Why is Walmart giving 740,000 associates a free Samsung smartphone?
As CNN reported on Thursday, Walmart had a nice surprise for roughly half of its workforce as the discount retailer announced plans to hand out a free Samsung Galaxy XCover Pro to 740,000 associates. The phones will be disseminated by the end of this year and will include a case and protection plan. The phone retails for $499 and while we know that Walmart isn't paying retail, not including the extras, the value of the handsets being distributed by Walmart comes to more than $369 million using the MSRP..

The Galaxy XCover Pro is a rugged handset sporting a Gorilla Glass 5 protected 6.3-inch LCD display and a resolution of 1080 x 2340. That works out to an aspect ratio of 19.5:9. The 10nm Exynos 9611 chipset is under the hood with 4GB of LPDDR4 RAM and 64GB of storage (with 48.5GB available for use).

The camera array on the back includes a primary 25MP shooter and an 8MP Ultra-wide camera. In front there is a 13MP front-facing selfie snapper. The device does come with a 3.5mm earphone jack, and a 4050mAh battery keeps the lights on. Maximum charging rate is 15W.

The company said that it is giving away the Samsung phones in conjunction with the launch of its new app for employees called Me@Walmart. In a release, Walmart said that the app will help employees "simplify daily tasks, serve our customers and plan for life outside of work." With the app, users will be able to arrange their work schedule, clock in when their shift starts and it also "saves time by letting associates ask the app questions to quickly locate merchandise and get answers for customers."

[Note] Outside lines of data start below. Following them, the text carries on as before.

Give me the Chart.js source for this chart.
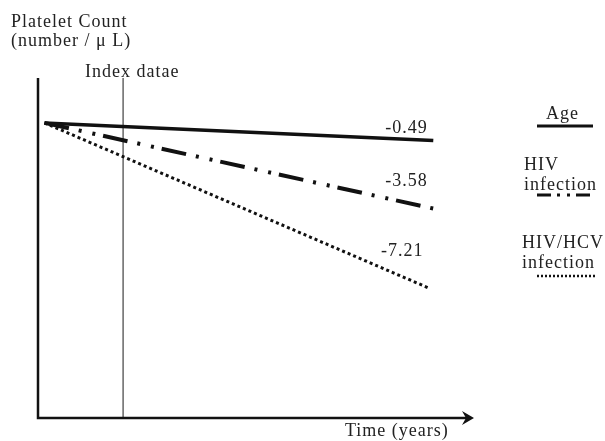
<!DOCTYPE html>
<html>
<head>
<meta charset="utf-8">
<script src="https://cdn.jsdelivr.net/npm/chart.js@4"></script>
<style>
  html, body { margin: 0; padding: 0; background: #fff; }
  #wrap { width: 605px; height: 441px; position: relative; }
</style>
</head>
<body>
<div id="wrap"><canvas id="lineChart" width="605" height="441"></canvas></div>
<script>
// data (arbitrary units, conceptual chart)
var seriesNames = ['Age', 'HIV infection', 'HIV/HCV infection'];
var slopeLabels = ['-0.49', '-3.58', '-7.21'];
var timeStart = 0.15;
var timeEnd = [9.15, 9.15, 9.05];
var countStart = 86.8;
var countEnd = [81.6, 61.6, 38.2];
var indexTime = 1.97;

var font = '"Liberation Serif", "DejaVu Serif", serif';

var datasets = seriesNames.map(function (name, i) {
    return {
        label: name,
        data: [{x: timeStart, y: countStart}, {x: timeEnd[i], y: countEnd[i]}],
        borderColor: '#111',
        pointRadius: 0,
        fill: false
    };
});
datasets[0].borderWidth = 3.5;
datasets[1].borderWidth = 4;
datasets[1].borderDash = [25, 10, 3, 11, 3, 8];
datasets[2].borderWidth = 3;
datasets[2].borderDash = [3, 3];

// index date line
datasets.push({
    label: 'Index datae',
    data: [{x: indexTime, y: 0}, {x: indexTime, y: 100}],
    borderColor: '#666',
    borderWidth: 1.5,
    pointRadius: 0
});

var extras = {
    id: 'extras',
    afterDatasetsDraw: function (chart) {
        var ctx = chart.ctx;
        var xs = chart.scales.x, ys = chart.scales.y;
        var a = chart.chartArea;
        ctx.save();
        // axes
        ctx.strokeStyle = '#111';
        ctx.lineWidth = 2.5;
        ctx.beginPath();
        ctx.moveTo(a.left, a.top);
        ctx.lineTo(a.left, a.bottom);
        ctx.lineTo(a.right, a.bottom);
        ctx.stroke();
        ctx.fillStyle = '#111';
        ctx.beginPath();
        ctx.moveTo(a.right + 4, a.bottom);
        ctx.lineTo(a.right - 8, a.bottom - 7);
        ctx.lineTo(a.right - 4, a.bottom);
        ctx.lineTo(a.right - 8, a.bottom + 7);
        ctx.closePath();
        ctx.fill();

        ctx.fillStyle = '#222';
        ctx.font = '18px ' + font;
        ctx.letterSpacing = '1px';
        ctx.textBaseline = 'alphabetic';
        ctx.textAlign = 'left';
        ctx.fillText('Platelet Count', 11, 27);
        ctx.fillText('(number / \u03BC L)', 11, 46);
        ctx.fillText('Index datae', 85, 77);
        ctx.fillText('Time (years)', 345, 436);

        // slope labels near line ends
        var labelY = [countEnd[0] + 2.2, countEnd[1] + 6.5, countEnd[2] + 9.5];
        slopeLabels.forEach(function (t, i) {
            ctx.textAlign = 'left';
            ctx.fillText(t, xs.getPixelForValue(timeEnd[i]) - 48, ys.getPixelForValue(labelY[i]));
        });

        // legend
        ctx.textAlign = 'left';
        ctx.fillText('Age', 546, 119);
        ctx.fillText('HIV', 524, 170);
        ctx.fillText('infection', 524, 190);
        ctx.fillText('HIV/HCV', 522, 248);
        ctx.fillText('infection', 522, 268);
        ctx.strokeStyle = '#111';
        ctx.lineWidth = 3;
        ctx.beginPath(); ctx.moveTo(537, 126); ctx.lineTo(593, 126); ctx.stroke();
        ctx.setLineDash([14, 6, 3, 7, 3, 6]);
        ctx.beginPath(); ctx.moveTo(537, 195); ctx.lineTo(595, 195); ctx.stroke();
        ctx.setLineDash([2, 2]);
        ctx.lineWidth = 2.5;
        ctx.beginPath(); ctx.moveTo(537, 276); ctx.lineTo(596, 276); ctx.stroke();
        ctx.restore();
    }
};

var Linectx = document.getElementById('lineChart').getContext('2d');
var myChart1 = new Chart(Linectx, {
    type: 'line',
    data: { datasets: datasets },
    options: {
        responsive: false,
        animation: false,
        layout: { padding: { left: 38, right: 135, top: 78, bottom: 23 } },
        plugins: { legend: { display: false }, tooltip: { enabled: false } },
        scales: {
            x: { type: 'linear', min: 0, max: 10, display: false },
            y: { type: 'linear', min: 0, max: 100, display: false }
        }
    },
    plugins: [extras]
});
</script>
</body>
</html>
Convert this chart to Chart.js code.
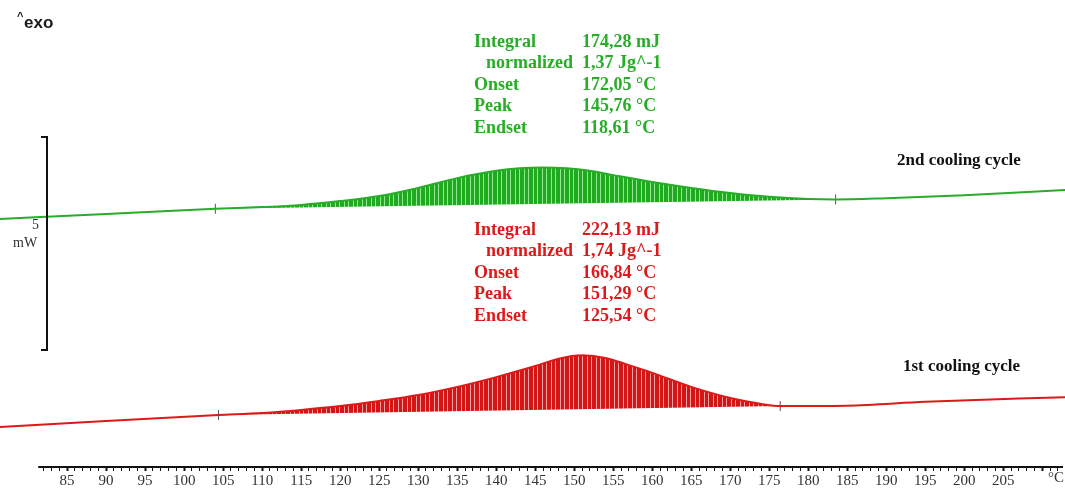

The phone should be able to handle the rough and tumble action on the floor of a typical Walmart with its IP68 protection allowing the handset to be submerged in 1 meter of water (3.3 feet) for up to 30 minutes and escape unscathed. With its MIL-STD-810G military rating, the device is protected from vibrations, extreme temperatures, low pressure, high altitude, and 5-foot drops.